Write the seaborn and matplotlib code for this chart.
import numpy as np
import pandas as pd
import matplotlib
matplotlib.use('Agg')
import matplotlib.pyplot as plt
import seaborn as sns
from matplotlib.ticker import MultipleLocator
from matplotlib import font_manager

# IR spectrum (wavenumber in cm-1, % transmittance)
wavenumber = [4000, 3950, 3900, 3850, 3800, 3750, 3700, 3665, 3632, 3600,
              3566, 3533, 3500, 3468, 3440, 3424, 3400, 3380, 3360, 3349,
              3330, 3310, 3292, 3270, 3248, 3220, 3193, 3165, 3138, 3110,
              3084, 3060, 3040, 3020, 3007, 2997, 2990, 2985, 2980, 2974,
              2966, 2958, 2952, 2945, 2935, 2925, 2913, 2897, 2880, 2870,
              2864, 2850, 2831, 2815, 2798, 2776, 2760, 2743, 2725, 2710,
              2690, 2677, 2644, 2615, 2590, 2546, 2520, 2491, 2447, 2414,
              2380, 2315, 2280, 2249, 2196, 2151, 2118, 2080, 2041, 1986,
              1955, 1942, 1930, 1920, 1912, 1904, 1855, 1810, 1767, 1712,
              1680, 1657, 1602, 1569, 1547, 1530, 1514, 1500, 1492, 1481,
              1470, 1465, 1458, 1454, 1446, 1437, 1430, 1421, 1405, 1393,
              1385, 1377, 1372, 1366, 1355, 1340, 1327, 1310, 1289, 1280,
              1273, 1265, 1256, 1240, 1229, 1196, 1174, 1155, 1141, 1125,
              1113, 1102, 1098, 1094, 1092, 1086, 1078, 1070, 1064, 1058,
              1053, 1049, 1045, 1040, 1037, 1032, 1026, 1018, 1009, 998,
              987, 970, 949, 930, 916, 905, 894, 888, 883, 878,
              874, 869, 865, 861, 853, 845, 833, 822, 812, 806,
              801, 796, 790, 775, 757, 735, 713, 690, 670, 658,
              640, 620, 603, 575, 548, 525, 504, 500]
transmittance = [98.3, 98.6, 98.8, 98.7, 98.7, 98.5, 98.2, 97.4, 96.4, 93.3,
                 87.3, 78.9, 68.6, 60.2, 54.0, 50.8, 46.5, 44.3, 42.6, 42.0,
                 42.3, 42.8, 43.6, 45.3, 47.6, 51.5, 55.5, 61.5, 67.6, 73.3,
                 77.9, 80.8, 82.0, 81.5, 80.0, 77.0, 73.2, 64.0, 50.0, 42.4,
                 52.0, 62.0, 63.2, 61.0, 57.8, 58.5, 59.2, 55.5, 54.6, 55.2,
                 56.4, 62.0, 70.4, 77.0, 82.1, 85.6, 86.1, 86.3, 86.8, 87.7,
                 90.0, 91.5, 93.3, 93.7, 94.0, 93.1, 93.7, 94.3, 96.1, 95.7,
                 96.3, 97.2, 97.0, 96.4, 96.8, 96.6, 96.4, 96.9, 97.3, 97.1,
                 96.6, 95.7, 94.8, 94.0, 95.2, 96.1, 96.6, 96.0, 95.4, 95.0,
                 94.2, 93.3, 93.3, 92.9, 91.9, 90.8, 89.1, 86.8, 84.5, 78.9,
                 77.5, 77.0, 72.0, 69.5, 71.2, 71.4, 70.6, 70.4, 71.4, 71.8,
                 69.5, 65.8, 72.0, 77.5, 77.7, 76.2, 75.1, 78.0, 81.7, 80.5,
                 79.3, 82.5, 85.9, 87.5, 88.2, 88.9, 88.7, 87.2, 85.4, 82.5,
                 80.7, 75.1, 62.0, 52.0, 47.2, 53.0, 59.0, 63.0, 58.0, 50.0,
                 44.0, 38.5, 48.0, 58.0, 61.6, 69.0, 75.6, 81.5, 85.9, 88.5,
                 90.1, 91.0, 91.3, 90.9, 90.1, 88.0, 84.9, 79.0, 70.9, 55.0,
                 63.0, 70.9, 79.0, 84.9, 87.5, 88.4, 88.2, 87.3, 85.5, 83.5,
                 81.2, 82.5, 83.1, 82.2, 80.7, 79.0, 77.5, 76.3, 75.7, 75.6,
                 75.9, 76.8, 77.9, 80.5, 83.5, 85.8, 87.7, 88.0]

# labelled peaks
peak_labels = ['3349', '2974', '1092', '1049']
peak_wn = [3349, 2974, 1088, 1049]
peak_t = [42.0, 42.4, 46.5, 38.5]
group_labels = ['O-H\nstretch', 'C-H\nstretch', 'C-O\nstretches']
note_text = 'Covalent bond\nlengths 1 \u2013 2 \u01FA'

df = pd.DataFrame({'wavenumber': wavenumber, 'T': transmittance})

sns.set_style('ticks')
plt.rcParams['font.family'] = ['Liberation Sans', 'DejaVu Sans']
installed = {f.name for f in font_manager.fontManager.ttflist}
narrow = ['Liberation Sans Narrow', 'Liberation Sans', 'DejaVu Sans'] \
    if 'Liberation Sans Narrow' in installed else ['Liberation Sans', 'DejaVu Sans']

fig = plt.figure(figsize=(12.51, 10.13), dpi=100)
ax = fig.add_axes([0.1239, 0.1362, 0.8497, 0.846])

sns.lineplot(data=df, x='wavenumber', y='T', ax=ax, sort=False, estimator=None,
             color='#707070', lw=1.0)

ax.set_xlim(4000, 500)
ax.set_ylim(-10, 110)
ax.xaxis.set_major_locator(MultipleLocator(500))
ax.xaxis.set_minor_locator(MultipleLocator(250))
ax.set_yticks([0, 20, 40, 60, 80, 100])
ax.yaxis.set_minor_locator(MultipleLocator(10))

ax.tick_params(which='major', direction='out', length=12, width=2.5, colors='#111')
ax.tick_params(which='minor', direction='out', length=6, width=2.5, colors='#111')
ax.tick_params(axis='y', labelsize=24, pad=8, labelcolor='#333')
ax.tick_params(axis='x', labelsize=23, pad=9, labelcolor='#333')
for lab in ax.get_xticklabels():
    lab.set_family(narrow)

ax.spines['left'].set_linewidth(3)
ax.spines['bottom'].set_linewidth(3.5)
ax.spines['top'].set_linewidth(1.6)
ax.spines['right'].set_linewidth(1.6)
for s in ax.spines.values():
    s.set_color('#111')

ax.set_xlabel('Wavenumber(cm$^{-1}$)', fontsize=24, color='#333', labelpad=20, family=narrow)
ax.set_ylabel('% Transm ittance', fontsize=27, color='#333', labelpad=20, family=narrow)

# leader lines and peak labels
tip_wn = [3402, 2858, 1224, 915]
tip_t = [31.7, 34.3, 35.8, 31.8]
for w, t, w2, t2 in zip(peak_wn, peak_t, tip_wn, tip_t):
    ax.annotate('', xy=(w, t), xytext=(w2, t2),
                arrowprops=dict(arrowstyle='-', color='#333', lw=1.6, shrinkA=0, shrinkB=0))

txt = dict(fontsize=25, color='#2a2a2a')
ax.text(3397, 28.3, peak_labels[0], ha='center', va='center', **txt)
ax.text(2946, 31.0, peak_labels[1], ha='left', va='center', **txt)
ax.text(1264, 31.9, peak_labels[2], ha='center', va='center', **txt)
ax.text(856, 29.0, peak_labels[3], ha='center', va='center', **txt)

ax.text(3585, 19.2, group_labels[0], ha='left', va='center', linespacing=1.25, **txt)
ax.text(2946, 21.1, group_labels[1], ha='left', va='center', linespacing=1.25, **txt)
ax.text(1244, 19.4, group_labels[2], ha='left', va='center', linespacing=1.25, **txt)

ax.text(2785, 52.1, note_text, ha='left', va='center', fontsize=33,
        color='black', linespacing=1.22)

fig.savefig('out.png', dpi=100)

........

## What is expected
Where a line above contains the word "matplotlib", copy that line.

## The output
Write the seaborn and matplotlib code for this chart.
import matplotlib
matplotlib.use('Agg')
import matplotlib.pyplot as plt
from matplotlib.ticker import MultipleLocator
from matplotlib import font_manager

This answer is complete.